*WRITTEN PROBLEM*.
Below is a listing; print exactly its lines from the one containing "Clone this chart in D3.js." down to the one containing "const seriesNames = ['virgin", both inclusive, with every picture left out.

*EXTRACTED RECORDS*.
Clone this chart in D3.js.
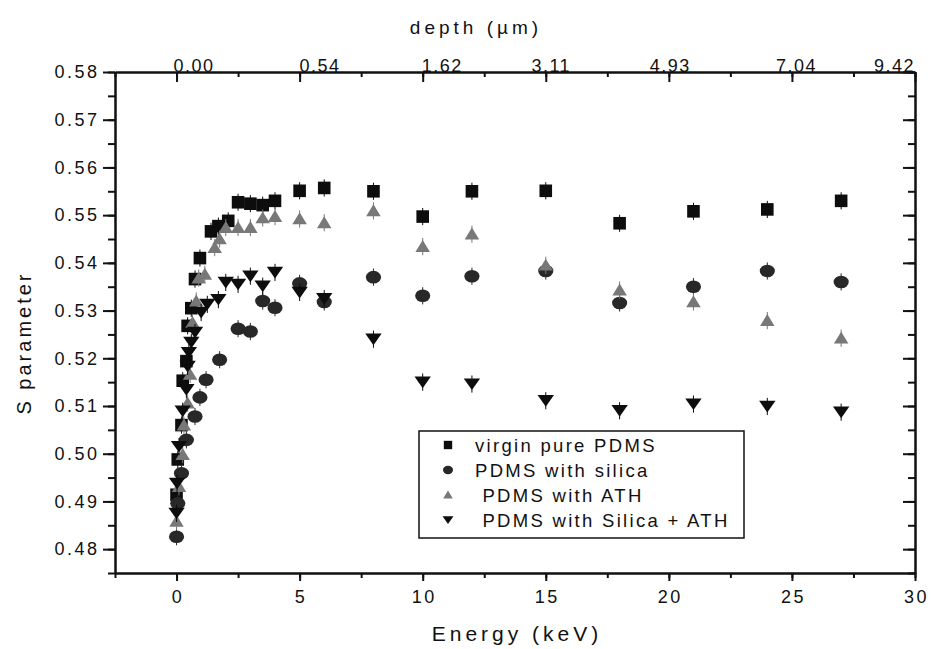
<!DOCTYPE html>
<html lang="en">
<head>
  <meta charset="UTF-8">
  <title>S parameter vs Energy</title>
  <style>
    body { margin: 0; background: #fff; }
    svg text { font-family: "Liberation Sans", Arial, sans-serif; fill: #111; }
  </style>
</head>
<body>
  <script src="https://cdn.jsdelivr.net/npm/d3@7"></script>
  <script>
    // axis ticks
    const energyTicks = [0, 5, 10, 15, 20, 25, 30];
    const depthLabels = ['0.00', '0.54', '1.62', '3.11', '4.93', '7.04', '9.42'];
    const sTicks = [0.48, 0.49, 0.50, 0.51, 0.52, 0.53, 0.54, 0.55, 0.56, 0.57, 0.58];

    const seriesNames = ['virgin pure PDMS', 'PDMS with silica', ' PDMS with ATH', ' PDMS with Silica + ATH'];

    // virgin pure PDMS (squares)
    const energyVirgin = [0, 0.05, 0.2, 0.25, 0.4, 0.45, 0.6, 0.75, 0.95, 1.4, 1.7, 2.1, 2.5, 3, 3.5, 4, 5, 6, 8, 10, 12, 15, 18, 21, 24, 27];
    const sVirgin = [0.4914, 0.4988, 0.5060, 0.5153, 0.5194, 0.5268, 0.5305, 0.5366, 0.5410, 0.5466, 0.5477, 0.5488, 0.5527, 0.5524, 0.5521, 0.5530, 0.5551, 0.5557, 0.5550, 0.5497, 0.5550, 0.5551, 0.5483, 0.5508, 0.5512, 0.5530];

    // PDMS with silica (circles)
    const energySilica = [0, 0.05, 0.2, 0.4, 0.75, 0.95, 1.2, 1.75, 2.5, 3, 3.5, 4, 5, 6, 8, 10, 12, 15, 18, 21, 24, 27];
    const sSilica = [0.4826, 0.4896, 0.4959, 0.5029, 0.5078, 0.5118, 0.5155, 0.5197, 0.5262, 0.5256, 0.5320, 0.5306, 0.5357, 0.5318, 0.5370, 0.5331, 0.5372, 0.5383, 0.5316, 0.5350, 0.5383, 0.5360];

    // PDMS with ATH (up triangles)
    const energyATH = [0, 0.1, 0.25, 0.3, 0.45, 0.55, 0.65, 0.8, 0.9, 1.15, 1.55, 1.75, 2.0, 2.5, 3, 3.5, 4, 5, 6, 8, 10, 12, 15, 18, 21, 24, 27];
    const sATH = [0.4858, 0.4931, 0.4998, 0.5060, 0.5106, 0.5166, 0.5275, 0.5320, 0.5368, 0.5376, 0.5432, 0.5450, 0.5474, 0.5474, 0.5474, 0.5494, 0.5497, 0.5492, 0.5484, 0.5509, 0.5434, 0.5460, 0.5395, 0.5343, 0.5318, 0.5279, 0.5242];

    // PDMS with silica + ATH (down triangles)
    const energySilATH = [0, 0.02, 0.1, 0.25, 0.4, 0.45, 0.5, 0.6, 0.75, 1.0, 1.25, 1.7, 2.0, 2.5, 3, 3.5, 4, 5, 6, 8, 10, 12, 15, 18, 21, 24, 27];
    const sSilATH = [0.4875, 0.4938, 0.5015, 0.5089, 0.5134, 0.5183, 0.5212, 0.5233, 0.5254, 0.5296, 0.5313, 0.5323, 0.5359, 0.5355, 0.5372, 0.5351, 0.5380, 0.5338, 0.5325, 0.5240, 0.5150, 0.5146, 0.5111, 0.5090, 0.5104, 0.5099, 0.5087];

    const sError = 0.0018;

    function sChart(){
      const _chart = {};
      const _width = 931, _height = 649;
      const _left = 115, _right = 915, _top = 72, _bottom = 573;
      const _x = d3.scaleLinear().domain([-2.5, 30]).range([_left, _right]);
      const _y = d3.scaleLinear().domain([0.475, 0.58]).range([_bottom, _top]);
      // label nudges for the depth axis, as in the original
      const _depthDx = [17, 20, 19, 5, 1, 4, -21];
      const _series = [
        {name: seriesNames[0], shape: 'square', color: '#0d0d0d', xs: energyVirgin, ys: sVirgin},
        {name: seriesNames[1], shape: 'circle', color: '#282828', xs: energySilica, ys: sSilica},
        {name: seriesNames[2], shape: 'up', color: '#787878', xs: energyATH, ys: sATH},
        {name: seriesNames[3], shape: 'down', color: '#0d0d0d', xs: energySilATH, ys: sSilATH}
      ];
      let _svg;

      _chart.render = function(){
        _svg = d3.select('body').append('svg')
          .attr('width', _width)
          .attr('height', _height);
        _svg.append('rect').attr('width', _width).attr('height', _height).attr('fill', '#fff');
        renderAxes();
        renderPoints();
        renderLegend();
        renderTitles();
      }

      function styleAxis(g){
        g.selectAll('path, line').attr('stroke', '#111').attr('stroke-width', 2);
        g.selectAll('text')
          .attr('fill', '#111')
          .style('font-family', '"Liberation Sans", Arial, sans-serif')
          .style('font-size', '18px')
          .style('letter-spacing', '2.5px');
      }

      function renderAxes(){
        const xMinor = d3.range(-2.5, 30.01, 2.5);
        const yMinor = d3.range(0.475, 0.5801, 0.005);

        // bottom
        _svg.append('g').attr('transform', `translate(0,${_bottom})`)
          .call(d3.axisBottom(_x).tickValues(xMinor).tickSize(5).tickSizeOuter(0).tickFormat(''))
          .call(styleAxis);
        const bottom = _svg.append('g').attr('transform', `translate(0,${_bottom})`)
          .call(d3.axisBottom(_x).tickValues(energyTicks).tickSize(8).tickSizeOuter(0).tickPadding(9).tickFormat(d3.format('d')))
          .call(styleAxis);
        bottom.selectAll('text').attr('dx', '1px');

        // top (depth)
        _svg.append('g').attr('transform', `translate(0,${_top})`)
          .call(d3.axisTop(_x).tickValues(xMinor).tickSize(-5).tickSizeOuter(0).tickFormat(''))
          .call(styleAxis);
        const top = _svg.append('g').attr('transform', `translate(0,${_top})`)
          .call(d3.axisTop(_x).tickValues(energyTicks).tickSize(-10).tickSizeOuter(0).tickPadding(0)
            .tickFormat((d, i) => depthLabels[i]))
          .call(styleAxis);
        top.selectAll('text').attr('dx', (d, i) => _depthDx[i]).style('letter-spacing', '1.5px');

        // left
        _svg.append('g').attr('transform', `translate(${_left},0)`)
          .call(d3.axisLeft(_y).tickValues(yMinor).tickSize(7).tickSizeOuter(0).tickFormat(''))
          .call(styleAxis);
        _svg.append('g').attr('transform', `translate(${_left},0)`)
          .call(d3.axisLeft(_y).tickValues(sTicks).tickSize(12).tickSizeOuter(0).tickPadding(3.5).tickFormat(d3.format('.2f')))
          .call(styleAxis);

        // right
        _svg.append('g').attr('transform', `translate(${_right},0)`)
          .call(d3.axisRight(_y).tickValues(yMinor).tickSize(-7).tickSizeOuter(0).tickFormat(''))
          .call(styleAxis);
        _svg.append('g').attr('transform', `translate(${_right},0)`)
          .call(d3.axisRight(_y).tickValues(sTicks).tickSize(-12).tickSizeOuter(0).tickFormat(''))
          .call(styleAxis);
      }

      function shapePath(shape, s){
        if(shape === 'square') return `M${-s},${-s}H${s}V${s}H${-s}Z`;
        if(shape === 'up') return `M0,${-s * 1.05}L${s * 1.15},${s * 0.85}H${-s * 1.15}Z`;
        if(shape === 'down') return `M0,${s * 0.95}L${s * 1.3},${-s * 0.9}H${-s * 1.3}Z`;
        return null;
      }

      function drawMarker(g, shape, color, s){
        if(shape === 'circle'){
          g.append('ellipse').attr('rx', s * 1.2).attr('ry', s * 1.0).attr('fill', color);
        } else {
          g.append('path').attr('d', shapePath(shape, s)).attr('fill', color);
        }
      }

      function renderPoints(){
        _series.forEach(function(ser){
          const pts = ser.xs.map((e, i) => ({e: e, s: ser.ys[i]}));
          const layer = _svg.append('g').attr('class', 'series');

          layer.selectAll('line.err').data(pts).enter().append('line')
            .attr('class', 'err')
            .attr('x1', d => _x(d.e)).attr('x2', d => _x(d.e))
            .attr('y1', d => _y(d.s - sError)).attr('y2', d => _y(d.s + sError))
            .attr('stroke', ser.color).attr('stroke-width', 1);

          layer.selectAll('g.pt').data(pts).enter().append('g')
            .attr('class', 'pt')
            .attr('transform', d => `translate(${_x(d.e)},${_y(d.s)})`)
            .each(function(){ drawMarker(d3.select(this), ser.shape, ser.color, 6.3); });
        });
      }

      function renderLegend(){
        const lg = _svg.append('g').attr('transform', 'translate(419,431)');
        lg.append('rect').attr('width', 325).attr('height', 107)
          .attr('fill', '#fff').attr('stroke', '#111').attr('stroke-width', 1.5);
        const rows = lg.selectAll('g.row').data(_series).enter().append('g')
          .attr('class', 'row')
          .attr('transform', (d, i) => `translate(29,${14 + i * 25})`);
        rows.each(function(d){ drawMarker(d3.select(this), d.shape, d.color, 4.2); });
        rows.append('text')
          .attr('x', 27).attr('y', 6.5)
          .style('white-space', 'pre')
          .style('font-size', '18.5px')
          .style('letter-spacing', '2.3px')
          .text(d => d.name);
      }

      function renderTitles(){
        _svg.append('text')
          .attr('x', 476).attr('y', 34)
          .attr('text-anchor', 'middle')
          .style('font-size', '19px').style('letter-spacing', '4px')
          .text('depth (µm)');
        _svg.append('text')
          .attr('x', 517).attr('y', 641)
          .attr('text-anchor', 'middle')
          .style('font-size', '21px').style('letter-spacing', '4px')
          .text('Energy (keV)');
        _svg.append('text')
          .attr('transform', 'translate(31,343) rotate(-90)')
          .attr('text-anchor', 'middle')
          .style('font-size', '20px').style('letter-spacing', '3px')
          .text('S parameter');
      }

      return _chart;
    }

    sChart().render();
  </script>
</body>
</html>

* * *

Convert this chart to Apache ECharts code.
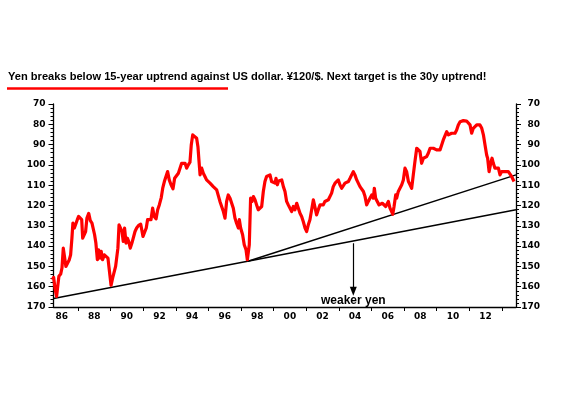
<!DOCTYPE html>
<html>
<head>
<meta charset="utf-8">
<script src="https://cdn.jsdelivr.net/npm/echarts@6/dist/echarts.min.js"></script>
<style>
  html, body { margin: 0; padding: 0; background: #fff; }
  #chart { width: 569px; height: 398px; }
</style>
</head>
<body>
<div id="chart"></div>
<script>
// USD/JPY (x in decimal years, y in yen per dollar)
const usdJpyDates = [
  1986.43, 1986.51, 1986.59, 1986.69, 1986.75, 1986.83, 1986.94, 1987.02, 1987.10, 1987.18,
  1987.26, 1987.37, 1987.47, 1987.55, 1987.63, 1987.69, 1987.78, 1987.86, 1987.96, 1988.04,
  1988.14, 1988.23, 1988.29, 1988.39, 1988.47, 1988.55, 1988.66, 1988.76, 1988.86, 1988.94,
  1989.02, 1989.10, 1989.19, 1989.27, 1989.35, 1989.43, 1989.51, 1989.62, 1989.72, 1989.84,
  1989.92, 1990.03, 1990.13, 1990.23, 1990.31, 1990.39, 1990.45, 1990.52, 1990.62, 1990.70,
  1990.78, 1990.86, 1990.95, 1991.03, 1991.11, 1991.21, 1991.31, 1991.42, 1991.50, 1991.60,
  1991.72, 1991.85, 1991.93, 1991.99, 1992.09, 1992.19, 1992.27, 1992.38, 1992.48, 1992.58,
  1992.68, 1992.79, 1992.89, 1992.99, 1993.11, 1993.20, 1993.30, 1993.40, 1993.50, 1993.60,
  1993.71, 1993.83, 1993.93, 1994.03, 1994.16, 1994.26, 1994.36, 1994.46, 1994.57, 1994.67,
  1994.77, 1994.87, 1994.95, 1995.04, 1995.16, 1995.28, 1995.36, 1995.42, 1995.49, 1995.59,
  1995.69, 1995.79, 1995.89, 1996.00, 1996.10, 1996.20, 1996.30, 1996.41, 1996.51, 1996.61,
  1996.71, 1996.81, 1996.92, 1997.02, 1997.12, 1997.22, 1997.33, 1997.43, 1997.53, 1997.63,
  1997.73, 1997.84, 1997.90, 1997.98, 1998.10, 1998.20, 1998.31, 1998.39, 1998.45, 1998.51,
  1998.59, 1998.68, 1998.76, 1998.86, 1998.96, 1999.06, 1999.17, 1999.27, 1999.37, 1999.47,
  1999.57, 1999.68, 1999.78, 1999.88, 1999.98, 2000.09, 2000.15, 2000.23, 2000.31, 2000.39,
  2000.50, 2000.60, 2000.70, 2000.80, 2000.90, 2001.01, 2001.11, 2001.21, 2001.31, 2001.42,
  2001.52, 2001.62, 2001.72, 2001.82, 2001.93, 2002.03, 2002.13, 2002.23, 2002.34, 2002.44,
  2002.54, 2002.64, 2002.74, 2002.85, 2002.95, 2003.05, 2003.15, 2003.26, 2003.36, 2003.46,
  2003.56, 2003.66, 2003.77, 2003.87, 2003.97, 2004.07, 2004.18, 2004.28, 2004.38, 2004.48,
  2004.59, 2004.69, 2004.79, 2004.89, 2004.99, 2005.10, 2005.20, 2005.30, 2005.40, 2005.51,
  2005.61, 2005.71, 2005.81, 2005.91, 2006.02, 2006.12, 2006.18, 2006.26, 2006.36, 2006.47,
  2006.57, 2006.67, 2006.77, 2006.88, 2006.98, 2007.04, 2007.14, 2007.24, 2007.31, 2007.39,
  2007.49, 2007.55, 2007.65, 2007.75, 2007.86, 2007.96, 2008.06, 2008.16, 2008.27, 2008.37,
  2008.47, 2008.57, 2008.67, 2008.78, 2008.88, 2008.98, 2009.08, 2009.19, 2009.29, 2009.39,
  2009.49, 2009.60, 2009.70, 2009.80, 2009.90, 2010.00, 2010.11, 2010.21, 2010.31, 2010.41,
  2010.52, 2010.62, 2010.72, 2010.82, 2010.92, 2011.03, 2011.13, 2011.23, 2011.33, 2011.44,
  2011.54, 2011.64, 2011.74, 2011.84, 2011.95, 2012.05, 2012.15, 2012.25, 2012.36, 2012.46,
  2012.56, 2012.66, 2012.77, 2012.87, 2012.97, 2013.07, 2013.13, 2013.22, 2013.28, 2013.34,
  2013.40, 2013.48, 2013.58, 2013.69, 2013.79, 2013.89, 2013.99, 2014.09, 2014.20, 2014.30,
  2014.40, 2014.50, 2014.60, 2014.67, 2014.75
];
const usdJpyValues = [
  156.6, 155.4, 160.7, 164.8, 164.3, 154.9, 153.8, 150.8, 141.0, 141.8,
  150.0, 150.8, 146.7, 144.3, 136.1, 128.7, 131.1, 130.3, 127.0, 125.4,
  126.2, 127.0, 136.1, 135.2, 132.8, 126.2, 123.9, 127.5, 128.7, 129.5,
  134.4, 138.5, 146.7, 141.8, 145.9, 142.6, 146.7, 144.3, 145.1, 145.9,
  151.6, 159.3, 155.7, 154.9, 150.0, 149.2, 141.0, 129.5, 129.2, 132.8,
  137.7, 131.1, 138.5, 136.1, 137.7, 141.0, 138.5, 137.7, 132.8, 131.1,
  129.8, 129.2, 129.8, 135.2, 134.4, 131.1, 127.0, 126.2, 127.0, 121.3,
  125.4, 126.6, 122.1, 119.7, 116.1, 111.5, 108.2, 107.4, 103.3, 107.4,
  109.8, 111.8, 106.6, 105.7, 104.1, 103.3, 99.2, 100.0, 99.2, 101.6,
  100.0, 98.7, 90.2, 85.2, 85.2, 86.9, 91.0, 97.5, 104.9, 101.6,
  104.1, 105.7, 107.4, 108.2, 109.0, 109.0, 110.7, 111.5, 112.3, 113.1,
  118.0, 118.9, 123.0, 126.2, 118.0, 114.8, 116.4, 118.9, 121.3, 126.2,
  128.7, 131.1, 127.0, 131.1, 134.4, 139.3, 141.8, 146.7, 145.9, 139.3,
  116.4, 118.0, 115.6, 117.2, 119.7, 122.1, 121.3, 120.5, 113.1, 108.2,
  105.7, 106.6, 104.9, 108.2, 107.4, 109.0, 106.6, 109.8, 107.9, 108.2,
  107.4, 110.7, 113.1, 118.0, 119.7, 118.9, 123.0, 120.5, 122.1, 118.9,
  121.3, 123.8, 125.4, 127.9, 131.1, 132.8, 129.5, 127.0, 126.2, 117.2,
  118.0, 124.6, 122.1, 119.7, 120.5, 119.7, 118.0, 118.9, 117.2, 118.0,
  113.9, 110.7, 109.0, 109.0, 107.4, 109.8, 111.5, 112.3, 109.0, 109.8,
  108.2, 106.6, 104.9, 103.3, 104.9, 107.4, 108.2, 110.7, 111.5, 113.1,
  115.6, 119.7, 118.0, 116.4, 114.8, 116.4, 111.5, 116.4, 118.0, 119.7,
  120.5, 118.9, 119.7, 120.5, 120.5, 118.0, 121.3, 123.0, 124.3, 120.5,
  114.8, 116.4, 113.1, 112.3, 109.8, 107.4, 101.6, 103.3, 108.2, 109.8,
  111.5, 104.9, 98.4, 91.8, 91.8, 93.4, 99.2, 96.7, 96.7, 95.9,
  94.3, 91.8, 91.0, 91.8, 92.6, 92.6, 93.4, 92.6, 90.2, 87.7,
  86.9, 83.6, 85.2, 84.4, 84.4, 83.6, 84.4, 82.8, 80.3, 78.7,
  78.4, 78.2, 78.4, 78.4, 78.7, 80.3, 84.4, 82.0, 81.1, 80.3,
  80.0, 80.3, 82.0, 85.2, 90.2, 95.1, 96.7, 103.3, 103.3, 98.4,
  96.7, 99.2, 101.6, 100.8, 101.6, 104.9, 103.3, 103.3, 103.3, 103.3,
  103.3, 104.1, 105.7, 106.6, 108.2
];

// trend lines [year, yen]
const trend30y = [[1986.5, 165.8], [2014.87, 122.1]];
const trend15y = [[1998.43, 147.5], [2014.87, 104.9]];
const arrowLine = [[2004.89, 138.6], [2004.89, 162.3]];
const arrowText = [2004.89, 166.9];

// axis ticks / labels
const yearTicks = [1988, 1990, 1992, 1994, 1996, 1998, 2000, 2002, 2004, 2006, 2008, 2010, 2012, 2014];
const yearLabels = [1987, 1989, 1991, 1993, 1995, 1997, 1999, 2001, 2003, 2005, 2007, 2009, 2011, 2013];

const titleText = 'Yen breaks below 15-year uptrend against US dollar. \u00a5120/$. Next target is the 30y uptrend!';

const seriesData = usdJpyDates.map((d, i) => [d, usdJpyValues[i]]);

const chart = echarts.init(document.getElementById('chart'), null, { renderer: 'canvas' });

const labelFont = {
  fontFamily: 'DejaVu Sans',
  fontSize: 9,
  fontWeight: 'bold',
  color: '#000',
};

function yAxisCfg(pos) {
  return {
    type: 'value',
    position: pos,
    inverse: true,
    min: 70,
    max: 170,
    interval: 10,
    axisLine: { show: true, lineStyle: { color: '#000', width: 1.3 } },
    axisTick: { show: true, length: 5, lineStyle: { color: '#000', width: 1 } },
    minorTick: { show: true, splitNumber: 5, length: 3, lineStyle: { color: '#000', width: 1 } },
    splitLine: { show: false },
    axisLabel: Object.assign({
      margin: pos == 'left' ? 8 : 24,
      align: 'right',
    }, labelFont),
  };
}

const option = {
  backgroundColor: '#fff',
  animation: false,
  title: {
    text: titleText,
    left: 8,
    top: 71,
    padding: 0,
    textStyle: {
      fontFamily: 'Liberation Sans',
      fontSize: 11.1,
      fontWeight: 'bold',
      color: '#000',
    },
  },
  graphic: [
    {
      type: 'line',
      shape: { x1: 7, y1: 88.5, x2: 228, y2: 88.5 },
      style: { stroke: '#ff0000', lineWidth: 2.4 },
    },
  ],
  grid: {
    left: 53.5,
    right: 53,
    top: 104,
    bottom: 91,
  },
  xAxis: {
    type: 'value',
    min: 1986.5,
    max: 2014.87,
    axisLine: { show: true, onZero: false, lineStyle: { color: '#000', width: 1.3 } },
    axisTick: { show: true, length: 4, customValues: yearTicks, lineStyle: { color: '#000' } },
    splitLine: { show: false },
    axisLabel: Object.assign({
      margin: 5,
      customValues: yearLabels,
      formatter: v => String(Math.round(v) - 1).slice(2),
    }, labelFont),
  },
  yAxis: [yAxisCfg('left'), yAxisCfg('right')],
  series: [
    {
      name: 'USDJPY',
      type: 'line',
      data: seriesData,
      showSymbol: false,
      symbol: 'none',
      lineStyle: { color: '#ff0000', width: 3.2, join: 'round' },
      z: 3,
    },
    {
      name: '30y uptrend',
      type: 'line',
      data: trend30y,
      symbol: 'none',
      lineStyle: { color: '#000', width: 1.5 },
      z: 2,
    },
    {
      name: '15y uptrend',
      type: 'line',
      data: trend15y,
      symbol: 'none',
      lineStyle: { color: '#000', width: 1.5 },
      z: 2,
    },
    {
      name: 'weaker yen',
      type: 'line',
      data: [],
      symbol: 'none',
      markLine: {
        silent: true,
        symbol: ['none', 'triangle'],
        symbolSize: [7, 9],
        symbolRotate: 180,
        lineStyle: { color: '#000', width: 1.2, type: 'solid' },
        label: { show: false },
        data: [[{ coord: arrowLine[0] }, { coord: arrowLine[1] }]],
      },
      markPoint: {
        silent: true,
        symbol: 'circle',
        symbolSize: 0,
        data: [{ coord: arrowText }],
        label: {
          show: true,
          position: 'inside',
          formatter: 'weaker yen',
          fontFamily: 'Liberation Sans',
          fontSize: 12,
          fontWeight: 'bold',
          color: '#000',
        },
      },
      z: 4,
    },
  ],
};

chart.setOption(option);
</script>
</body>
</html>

--

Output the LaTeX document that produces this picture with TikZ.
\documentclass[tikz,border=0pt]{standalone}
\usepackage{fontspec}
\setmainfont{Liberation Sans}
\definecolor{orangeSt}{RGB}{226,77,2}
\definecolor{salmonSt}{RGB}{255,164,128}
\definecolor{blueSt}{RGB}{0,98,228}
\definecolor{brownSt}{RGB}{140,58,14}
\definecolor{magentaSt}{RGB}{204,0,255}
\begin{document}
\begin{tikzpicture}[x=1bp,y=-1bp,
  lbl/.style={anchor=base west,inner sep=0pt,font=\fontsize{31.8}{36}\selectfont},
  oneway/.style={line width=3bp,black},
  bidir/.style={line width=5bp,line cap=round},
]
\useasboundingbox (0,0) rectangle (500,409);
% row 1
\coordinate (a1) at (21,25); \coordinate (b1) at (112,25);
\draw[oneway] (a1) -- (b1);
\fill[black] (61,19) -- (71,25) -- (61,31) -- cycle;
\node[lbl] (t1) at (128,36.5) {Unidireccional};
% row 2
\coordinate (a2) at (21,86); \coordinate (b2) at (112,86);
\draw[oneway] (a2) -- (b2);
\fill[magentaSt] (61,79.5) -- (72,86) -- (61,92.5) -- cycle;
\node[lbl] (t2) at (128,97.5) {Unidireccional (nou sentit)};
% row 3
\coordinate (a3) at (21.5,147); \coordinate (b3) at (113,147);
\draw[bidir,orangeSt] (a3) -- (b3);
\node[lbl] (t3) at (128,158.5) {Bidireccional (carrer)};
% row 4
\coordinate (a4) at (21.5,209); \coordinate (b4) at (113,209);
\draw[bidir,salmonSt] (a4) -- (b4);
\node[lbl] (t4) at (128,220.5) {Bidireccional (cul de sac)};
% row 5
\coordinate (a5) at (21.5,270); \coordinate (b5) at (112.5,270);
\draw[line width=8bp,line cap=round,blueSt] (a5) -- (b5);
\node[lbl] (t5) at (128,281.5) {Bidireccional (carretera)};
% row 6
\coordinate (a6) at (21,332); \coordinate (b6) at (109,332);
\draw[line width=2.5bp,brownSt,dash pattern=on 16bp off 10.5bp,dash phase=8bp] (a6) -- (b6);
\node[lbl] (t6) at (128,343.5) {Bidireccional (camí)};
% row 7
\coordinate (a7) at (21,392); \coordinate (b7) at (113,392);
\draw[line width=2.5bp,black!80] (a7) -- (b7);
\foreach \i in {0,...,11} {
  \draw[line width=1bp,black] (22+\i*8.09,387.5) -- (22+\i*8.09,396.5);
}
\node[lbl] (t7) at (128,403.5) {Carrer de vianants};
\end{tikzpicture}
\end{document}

*THE COMPLETED TASK*.
Clone this chart in D3.js.
<!DOCTYPE html>
<html lang="en">
<head>
  <meta charset="UTF-8">
  <title>S parameter vs Energy</title>
  <style>
    body { margin: 0; background: #fff; }
    svg text { font-family: "Liberation Sans", Arial, sans-serif; fill: #111; }
  </style>
</head>
<body>
  <script src="https://cdn.jsdelivr.net/npm/d3@7"></script>
  <script>
    // axis ticks
    const energyTicks = [0, 5, 10, 15, 20, 25, 30];
    const depthLabels = ['0.00', '0.54', '1.62', '3.11', '4.93', '7.04', '9.42'];
    const sTicks = [0.48, 0.49, 0.50, 0.51, 0.52, 0.53, 0.54, 0.55, 0.56, 0.57, 0.58];

    const seriesNames = ['virgin pure PDMS', 'PDMS with silica', ' PDMS with ATH', ' PDMS with Silica + ATH'];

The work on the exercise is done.